IMPRUNETA – Vino e terracotta, un legame che richiama all’antica Roma e prima ancora alla Magna Grecia. Il prezioso liquido, all’epoca appannaggio di pochi, veniva custodito in grandi anfore e spillato solo in determinate occasioni, spesso con il pretesto di rendere omaggio a qualche divinità.
Un paio di millenni dopo c’è chi ha ripreso in mano l’idea, attualizzandola e proponendola al denso mercato vitivinicolo. Italiano e non. Così, Impruneta da quattro anni è divenuta il centro di distribuzione mondiale di anfore e giare in terracotta, create appositamente per la vinificazione.
Autore di questo piccolo miracolo è Leonardo Parisi, proprietario della Ceramica Artenova, coadiuvato da alcuni collaboratori che lo hanno guidato dal terreno delle ceramiche artistiche con cui abbellire i giardini, a quello delle anfore con cui riempire le cantine.
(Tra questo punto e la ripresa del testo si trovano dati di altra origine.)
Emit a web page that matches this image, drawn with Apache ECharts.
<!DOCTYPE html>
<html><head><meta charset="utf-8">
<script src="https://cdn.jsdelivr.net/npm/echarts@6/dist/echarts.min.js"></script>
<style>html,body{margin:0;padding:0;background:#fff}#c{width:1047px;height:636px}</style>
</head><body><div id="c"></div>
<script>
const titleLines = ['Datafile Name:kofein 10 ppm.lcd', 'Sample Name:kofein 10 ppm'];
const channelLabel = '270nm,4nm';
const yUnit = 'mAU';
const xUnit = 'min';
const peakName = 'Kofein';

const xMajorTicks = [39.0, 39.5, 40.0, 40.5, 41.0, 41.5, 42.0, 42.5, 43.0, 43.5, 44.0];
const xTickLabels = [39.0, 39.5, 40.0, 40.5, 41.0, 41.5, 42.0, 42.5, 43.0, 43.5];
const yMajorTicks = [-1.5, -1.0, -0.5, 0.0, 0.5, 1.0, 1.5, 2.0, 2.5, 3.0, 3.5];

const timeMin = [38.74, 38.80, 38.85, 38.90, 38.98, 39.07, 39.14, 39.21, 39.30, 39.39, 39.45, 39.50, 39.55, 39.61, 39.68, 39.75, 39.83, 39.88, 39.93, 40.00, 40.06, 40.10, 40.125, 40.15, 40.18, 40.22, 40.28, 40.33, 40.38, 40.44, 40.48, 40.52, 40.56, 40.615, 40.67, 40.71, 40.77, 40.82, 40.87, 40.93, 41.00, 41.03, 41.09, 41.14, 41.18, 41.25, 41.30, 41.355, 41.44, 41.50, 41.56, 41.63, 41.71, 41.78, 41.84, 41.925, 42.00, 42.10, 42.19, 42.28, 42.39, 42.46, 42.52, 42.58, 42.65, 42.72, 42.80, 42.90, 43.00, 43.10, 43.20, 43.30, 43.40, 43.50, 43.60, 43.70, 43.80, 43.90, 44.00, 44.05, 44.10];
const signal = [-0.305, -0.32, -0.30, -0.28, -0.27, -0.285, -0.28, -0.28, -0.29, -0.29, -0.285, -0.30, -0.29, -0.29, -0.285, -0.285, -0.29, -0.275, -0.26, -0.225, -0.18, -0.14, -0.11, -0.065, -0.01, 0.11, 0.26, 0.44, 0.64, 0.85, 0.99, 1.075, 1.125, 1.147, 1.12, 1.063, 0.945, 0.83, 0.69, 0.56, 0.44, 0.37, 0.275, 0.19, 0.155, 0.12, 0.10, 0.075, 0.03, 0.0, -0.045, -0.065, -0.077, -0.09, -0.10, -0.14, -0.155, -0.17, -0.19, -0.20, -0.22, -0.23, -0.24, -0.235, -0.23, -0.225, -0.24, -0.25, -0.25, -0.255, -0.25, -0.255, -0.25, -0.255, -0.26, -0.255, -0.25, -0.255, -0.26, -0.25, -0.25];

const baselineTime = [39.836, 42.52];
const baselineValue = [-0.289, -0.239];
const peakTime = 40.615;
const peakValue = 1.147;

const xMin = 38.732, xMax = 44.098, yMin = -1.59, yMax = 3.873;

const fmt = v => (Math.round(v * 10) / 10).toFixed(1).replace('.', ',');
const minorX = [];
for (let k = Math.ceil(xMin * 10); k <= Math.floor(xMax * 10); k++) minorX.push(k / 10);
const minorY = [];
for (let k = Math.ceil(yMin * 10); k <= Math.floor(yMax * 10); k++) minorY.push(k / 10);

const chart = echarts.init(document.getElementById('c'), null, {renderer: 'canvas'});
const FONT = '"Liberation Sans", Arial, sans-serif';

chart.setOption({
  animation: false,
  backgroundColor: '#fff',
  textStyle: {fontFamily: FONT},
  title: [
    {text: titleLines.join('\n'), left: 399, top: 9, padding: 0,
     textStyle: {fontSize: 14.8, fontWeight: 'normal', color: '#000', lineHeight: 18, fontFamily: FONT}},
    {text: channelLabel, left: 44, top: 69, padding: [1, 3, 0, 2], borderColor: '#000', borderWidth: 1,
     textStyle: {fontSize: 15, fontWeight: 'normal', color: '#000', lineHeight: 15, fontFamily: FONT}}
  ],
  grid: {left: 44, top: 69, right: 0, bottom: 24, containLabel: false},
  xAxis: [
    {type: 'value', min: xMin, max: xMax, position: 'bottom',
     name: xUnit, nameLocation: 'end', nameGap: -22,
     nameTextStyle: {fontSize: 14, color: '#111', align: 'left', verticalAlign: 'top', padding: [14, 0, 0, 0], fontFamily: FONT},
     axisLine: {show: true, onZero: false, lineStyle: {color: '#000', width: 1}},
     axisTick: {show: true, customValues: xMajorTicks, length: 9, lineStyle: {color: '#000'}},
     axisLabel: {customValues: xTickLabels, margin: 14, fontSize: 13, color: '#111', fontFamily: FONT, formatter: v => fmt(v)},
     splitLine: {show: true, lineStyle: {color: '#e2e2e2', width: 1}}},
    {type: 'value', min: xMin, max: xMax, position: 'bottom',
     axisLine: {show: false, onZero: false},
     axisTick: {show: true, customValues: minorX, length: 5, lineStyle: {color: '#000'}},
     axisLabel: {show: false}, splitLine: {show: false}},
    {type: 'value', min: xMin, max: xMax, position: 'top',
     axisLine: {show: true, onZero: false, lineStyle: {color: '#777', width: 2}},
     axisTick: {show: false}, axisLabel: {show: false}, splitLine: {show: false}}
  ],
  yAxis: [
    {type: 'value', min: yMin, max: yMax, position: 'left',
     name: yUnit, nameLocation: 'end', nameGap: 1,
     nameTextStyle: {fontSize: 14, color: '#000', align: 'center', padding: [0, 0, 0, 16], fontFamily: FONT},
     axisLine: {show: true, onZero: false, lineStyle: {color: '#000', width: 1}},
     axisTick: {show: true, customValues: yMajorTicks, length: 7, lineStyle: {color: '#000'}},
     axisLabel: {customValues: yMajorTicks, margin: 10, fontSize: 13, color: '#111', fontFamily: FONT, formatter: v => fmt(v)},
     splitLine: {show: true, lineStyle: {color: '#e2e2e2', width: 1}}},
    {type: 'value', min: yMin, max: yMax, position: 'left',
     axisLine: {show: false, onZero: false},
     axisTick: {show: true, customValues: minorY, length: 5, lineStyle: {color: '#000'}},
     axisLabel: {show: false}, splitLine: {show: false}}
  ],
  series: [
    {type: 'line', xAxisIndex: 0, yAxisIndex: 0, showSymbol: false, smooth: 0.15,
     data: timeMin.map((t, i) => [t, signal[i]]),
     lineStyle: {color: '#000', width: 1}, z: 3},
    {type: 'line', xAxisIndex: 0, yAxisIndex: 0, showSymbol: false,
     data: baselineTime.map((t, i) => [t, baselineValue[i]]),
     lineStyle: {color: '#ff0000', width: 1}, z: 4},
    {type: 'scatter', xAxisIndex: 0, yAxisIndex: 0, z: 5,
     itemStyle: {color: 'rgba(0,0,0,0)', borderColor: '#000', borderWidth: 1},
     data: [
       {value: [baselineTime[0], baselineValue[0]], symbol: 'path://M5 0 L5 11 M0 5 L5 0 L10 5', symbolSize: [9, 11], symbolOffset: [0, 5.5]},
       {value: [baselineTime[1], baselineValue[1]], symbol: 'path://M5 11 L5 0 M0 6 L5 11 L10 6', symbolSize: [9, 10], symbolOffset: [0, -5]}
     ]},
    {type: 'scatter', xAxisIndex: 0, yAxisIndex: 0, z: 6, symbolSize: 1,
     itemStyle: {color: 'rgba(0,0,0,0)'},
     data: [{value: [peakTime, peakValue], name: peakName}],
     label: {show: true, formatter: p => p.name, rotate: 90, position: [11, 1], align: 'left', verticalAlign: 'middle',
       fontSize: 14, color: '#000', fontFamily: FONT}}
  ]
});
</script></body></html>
Con ottimi risultati, a giudicare dagli assaggi dei vini di nove aziende, durante la giornata “La Terracotta e il Vino”, organizzata sabato 22 giugno presso l’azienda imprunetina. Realtà distanti da pochi chilometri, (Panzano) fino all’Australia, che hanno aderito all’innovazione ottenendo prodotti realmente interessanti.
Uno degli ideatori, Sergio Bettini, racconta al Gazzettino del Chianti come è nato il progetto: "Era il 2009, e l’azienda di Leonardo, pur avendo una storia e una qualità indiscutibili, soffriva come molte altre della crisi del settore. Insieme all’enologo Francesco Bartoletti, abbiamo pensato a coinvolgere la famiglia Parisi nella produzione di terrecotte per vino".
"Il risultato? Quattro anni dopo – dice Bettini – abbiamo richieste da ogni parte del mondo".
Georgia, Nuova Zelanda, Cile, Australia, Nord Europa, e anche la Napa Valley californiana, dove due decenni fa prese piede, in modo anche eccessivo, l’uso della barrique di rovere. Da cui la terracotta prende le distanze: "Uno degli aspetti più interessanti dal punto di vista prettamente enologico – si è detto nella mattinat di degustazione – è che la terracotta imprunetana ha una particolare propensione: favorisce l’ossigenazione del vino in modo equilibrato, ma soprattutto non cede particolari sentori come invece nel caso del legno. In questo modo il vitigno viene preservato nelle sue peculiarità organolettiche, che andranno a caratterizzare fortemente il vino".
Ottima idea, quella di una “semplice” azienda familiare che in una fase di difficoltà, invece di inseguire la quantità, ha puntato su qualità e innovazione, diventando una delle realtà oggi più conosciute dal panorama dei produttori di vino di tutto il mondo.